I am always trying to find the middle ground between these seemingly polar opposites. I am in the business of telling stories and to be successful in this business your artistic goals and business goals have to be in harmony.
My field is creative, organic, and artistic but I always have to remember that it is still a business. You have to put your artistic passion and skills behind projects where you know your potential ROI is higher. After over two decades in this industry, I feel confident in knowing what works well and what doesn’t.
The film industry is constantly changing. How do you ensure that your company is adapting to new trends?
Now more than ever the audience determines your success. Thanks to technology, there are exponentially more content streams available. There are more people out there producing content and more platforms where content lives. Your content has to capture the audience and make them want to lean in and listen. At Buck, we believe that all engaging content starts with a great idea.
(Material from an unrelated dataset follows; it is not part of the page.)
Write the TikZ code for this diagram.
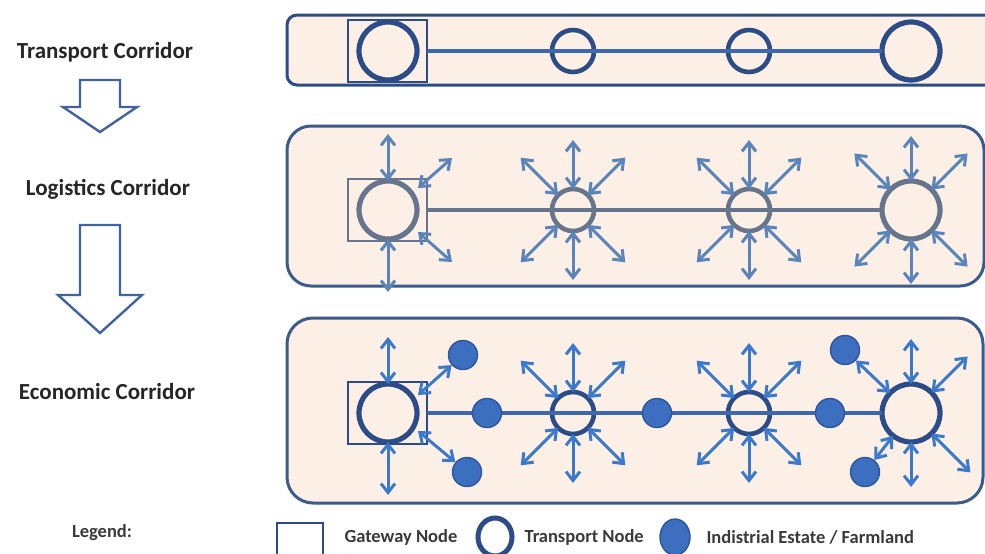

Once you have that great idea, it comes down to the execution. A good idea that is poorly executed frustrates audiences, but a good idea executed extremely well captures their attention.
What’s next for you and your production company?
We have focused so much over the past few years on diversifying our content and continuing to build our portfolio that now we have to be more selective and show restraint when choosing projects.
Volume has never been our secret to success. The quality of our work and stories have always been at the cornerstone of Buck’s success and growth. We are fortunate enough to be in a position where we’re working on a colossal amount of content that we are passionate about. We now need to be more conscious of our decisions and move forward with the best stories that are close to our values and mission.
What advice would you give to someone who wanted to follow in your footsteps?
My advice for entrepreneurs is simple – never give up. Entrepreneurs are the modern day pioneers of the world. You are often there first and it can be a challenging journey but one that is more rewarding then you could ever possibly imagine. In the early days of Buck, I was driven by blind optimism and fear. Sometimes it can be easy to let the fear and the difficult days get the best of you but you always have to remember to never give up.